One might say: the answer to what? Well, if you haven’t noticed, traffic congestion in the CBD and major arteries leading to the CBD, especially in Sydney and Melbourne, is an increasing problem, costing the community an estimated $9.4 billion a year across Australia.
And the situation is going to get worse with the proportionate increase in motor car travel and the progressive increase in freight movements. Indeed, the Bureau of Transport and Regional Economics estimated that congestion costs in Australia would balloon to some $20.4 billion by the year 2020.
Of course, there are the options of diverting traffic or spreading the peak but much of this is happening already. A far more effective option is to charge marginal users for the use of road space at peak times. In simple terms a congestion charge.

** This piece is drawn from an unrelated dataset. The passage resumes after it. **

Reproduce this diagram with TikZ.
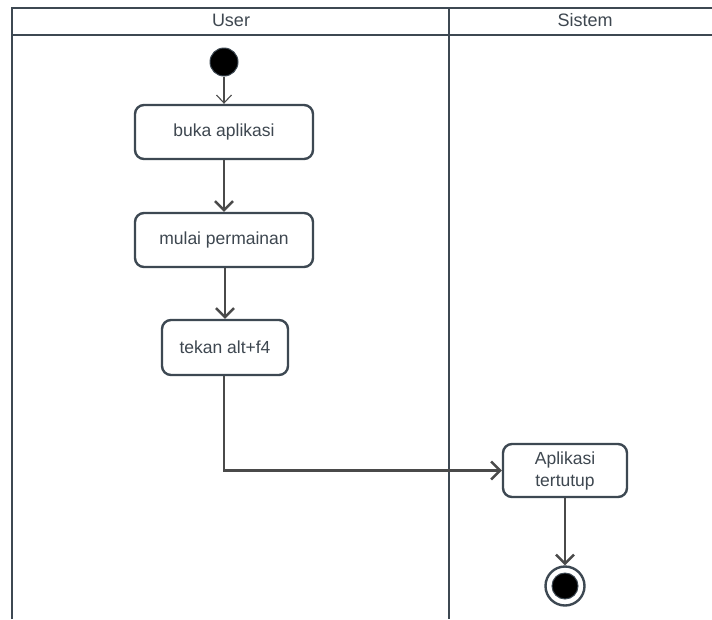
\documentclass[tikz,border=0pt]{standalone}
\usepackage{fontspec}
\setmainfont{Liberation Sans}
\usetikzlibrary{arrows.meta}
\definecolor{lane}{HTML}{3D4852}
\definecolor{txt}{HTML}{3E4750}
\definecolor{flow}{HTML}{4A4A4A}
\tikzset{
  act/.style={draw=lane, line width=2.4pt, rounded corners=9pt, fill=white, align=center,
    font=\fontsize{17.5}{22}\selectfont, text=txt, inner sep=0pt},
  flowline/.style={draw=flow, line width=2.5pt, -{Straight Barb[length=9pt,width=18pt,line width=2.5pt]}},
  thinflow/.style={draw=flow, line width=1.1pt, -{Straight Barb[length=8pt,width=15pt,line width=1.1pt]}},
  lanel/.style={draw=lane, line width=2.4pt},
  hdr/.style={font=\fontsize{18}{21}\selectfont, text=txt}
}
\begin{document}
\begin{tikzpicture}[x=1pt,y=-1pt]
\useasboundingbox (0,0) rectangle (712,619);
\fill[white] (0,0) rectangle (712,619);
% swimlanes
\draw[lanel] (12,619) -- (12,8) -- (714,8);
\draw[lanel] (12,35) -- (714,35);
\draw[lanel] (449,8) -- (449,619);
\node[hdr] (hu) at (231,20) {User};
\node[hdr] (hs) at (585,20) {Sistem};
% nodes
\node[circle, fill=black, draw=lane, line width=1pt, minimum size=28pt, inner sep=0pt] (start) at (224,62) {};
\node[act, minimum width=178pt, minimum height=54pt] (a1) at (224,132) {buka aplikasi};
\node[act, minimum width=178pt, minimum height=54pt] (a2) at (224,240) {mulai permainan};
\node[act, minimum width=126pt, minimum height=55pt] (a3) at (225,347.5) {tekan alt+f4};
\node[act, minimum width=124pt, minimum height=53pt] (a4) at (565,470.5) {Aplikasi\\tertutup};
\node[circle, draw=lane, line width=2.4pt, fill=white, minimum size=39pt, inner sep=0pt] (endo) at (565,586) {};
\node[circle, fill=black, draw=lane, line width=1pt, minimum size=26pt, inner sep=0pt] (endi) at (endo) {};
% flows
\draw[thinflow] (start) -- (a1);
\draw[flowline] (a1) -- (a2);
\draw[flowline] (a2.south -| a3.north) -- (a3.north);
\draw[flowline] (a3.south -| 224,0) |- (a4.west);
\draw[flowline] (a4) -- (endo);
\end{tikzpicture}
\end{document}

Congestion charging works by discouraging travel. A study in 2007 suggested that up to 40% of Sydney drivers during peak hours are on trips that could be made at any time of the day.
Congestion charging is not new. It has been around in Singapore since 1974, in Durham, UK, since 2002, in London since 2003 and Stockholm since 2007. In all instances there was a clear result of reduced congestion, higher use of public transport and cleaner air.
In London, there was a 26% reduction in the number of vehicles entering the City in the first six months. Most car travellers (55%) transferred to public transport, some 25% avoided the London area and the rest did not travel or travelled outside the hours.
Moreover, carbon emissions in London reduced by 15%.
Revenue generated by the congestion charging accounts for the equivalent of AUD625 million a year – half of which is targeted for investment in London’s transport infrastructure.
In Stockholm, the city government introduced a seven-month trial of congestion charging in 2006.
During the trial period, traffic into Stockholm reduced by 22%, mobility improved significantly, carbon emissions reduced by 14%, and public transport usage increased by 6%. The trial finished on 31 July 2006 and on the very next day traffic jams reappeared on the major arteries. Following the seven-month trial, a referendum of Stockholm residents voted in favour of the congestion tax on a permanent basis.
In summary, where congestion charging applies, traffic congestion has been reduced by about 25-30%. Public transport has increased by about 25% and carbon emissions have been reduced by about 15%. Importantly, the income raised from congestion charges is being used for improvements to public transport.
But is Australia ready for a congestion charge?
For a start, Sydney and Melbourne account for about 70% of traffic flows in Australian capital cities. Sydney alone accounts for 40% of the nation’s congestion costs.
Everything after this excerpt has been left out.